Some 30,000 Nigerians from the Rann region fled across the border in to Cameroon over the weekend due to fears of another Boko Haram attack on their city. Cameroon had sent forces into Nigeria to help secure Rann, as part of its participation in the multi-national task force combating Boko Haram, but then withdrew those forces. The overextended Nigerian military then pulled its forces out of Rann, causing the exodus. Sure enough, Boko Haram did reenter the city on Monday, doing some damage before pulling out again.
Two people were killed in what appears to have been a car bombing near a gas station on Mogadishu on Tuesday. Presumably al-Shabab was responsible.

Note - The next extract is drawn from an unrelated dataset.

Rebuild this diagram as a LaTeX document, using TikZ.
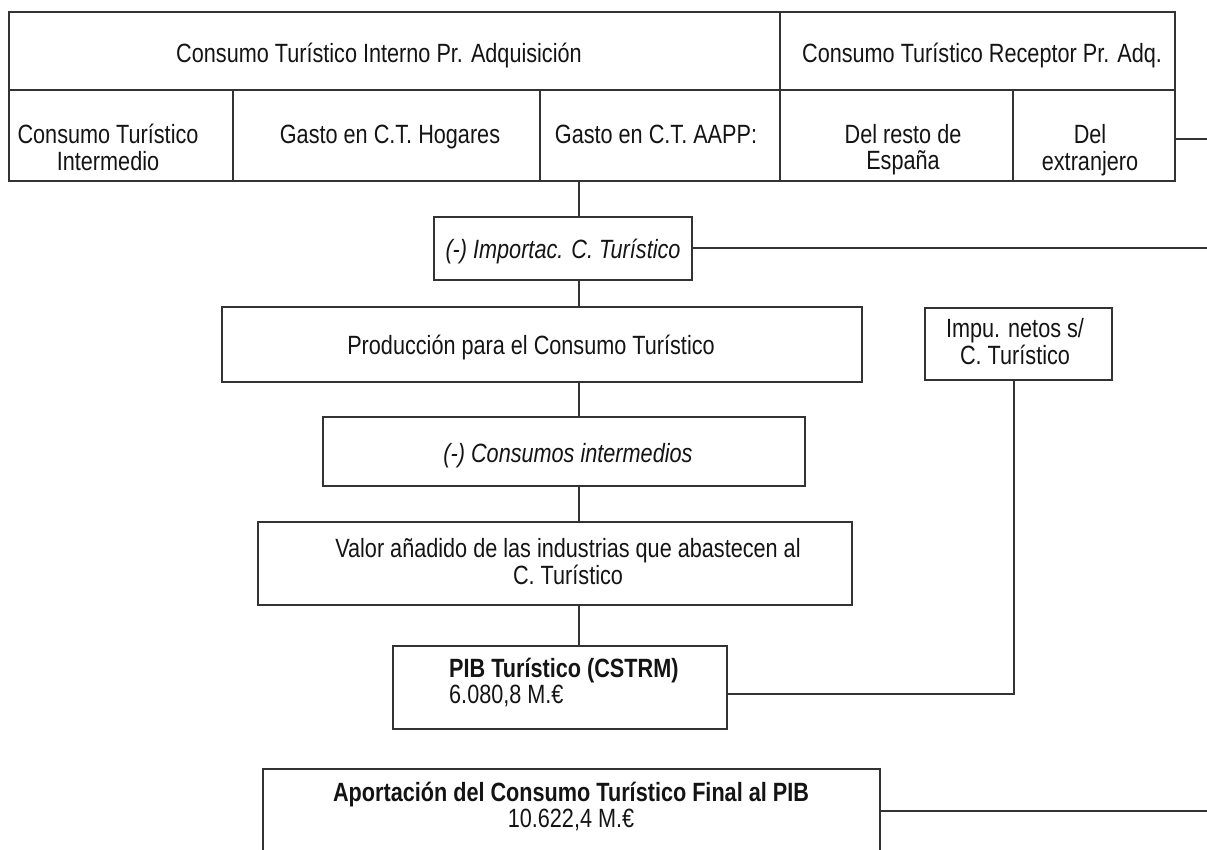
\documentclass[tikz,border=0pt]{standalone}
\usepackage{fontspec}
\setmainfont{Liberation Sans}[FakeStretch=0.82]
\newcommand\diafont{\fontsize{26.5}{26.5}\selectfont}
% two lines, first baseline is the node baseline
\newcommand\twolines[3][c]{\begin{tabular}[t]{@{}#1@{}}#2\\#3\end{tabular}}
\begin{document}
\begin{tikzpicture}[x=1bp,y=-1bp,
  box/.style={draw=black!80, line width=1.8bp, inner sep=0pt, outer sep=0pt, anchor=north west},
  txt/.style={font=\diafont, inner sep=0pt, text=black!92, anchor=base},
  link/.style={draw=black!80, line width=1.4bp}]
\useasboundingbox (0,0) rectangle (1207,850);

% box from (x1,y1) to (x2,y2)
\newcommand\flowbox[5]{\node[box, minimum width={(#4-#2)*1bp}, minimum height={(#5-#3)*1bp}] (#1) at (#2,#3) {};}

% header table
\flowbox{ti}{9}{12}{780}{90}
\flowbox{tr}{780}{12}{1175}{90}
\flowbox{c1}{9}{90}{233}{181}
\flowbox{c2}{233}{90}{540}{181}
\flowbox{c3}{540}{90}{780}{181}
\flowbox{c4}{780}{90}{1013}{181}
\flowbox{c5}{1013}{90}{1175}{181}

\node[txt] (tti) at (379,62) {Consumo Turístico Interno Pr. Adquisición};
\node[txt] (ttr) at (982,62) {Consumo Turístico Receptor Pr. Adq.};
\node[txt] (tc1) at (108,143) {\twolines{Consumo Turístico}{Intermedio}};
\node[txt] (tc2) at (390,143) {Gasto en C.T. Hogares};
\node[txt] (tc3) at (656,143) {Gasto en C.T. AAPP:};
\node[txt] (tc4) at (903,143) {\twolines{Del resto de}{España}};
\node[txt] (tc5) at (1090,143) {\twolines{Del}{extranjero}};

% flow boxes
\flowbox{imp}{434}{217}{692}{280}
\node[txt, font=\diafont\itshape] (timp) at (563,258) {(-) Importac. C. Turístico};

\flowbox{prod}{222}{307}{862}{382}
\node[txt] (tprod) at (531,354) {Producción para el Consumo Turístico};

\flowbox{impu}{925}{308}{1112}{380}
\node[txt] (timpu) at (1015,337) {\twolines{Impu. netos s/}{C. Turístico}};

\flowbox{cons}{323}{417}{805}{486}
\node[txt, font=\diafont\itshape] (tcons) at (568,462) {(-) Consumos intermedios};

\flowbox{val}{258}{522}{852}{605}
\node[txt] (tval) at (568,557) {\twolines{Valor añadido de las industrias que abastecen al}{C. Turístico}};

\flowbox{pib}{393}{646}{727}{729}
\node[txt, anchor=base west] (tpib) at (449,677) {\twolines[l]{\textbf{PIB Turístico (CSTRM)}}{6.080,8 M.€}};

\flowbox{apo}{263}{769}{880}{880}
\node[txt] (tapo) at (571,801) {\twolines{\textbf{Aportación del Consumo Turístico Final al PIB}}{10.622,4 M.€}};

% connectors
\coordinate (spine) at (579,0);
\coordinate (eR1) at (1207,139);
\coordinate (eR2) at (1207,248);
\coordinate (eR3) at (1207,811);
\coordinate (tax) at (1014,694);
\draw[link] (spine |- c3.south) -- (imp.north -| spine);
\draw[link] (imp.south -| spine) -- (prod.north -| spine);
\draw[link] (prod.south -| spine) -- (cons.north -| spine);
\draw[link] (cons.south -| spine) -- (val.north -| spine);
\draw[link] (val.south -| spine) -- (pib.north -| spine);
\draw[link] (c5.east |- eR1) -- (eR1);
\draw[link] (imp.east |- eR2) -- (eR2);
\draw[link] (apo.east |- eR3) -- (eR3);
\draw[link] (impu.south -| tax) -- (tax) -- (pib.east |- tax);
\end{tikzpicture}
\end{document}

Cameroonian authorities arrested opposition leader Maurice Kamto on Tuesday. Kamto continues to claim that he won last October’s presidential election, even though official results had President Paul Biya winning reelection. It’s unclear why they suddenly decided to arrest Kamto now, though he and his Cameroon Renaissance Movement have been leading semi-regular protests since the election.
CENTRAL AFRICAN REPUBLIC
The United Nations says that a CAR militia called “Union for Peace” attacked a funeral service in the town of Ippy on Friday, killing 18 people and wounding 23 more.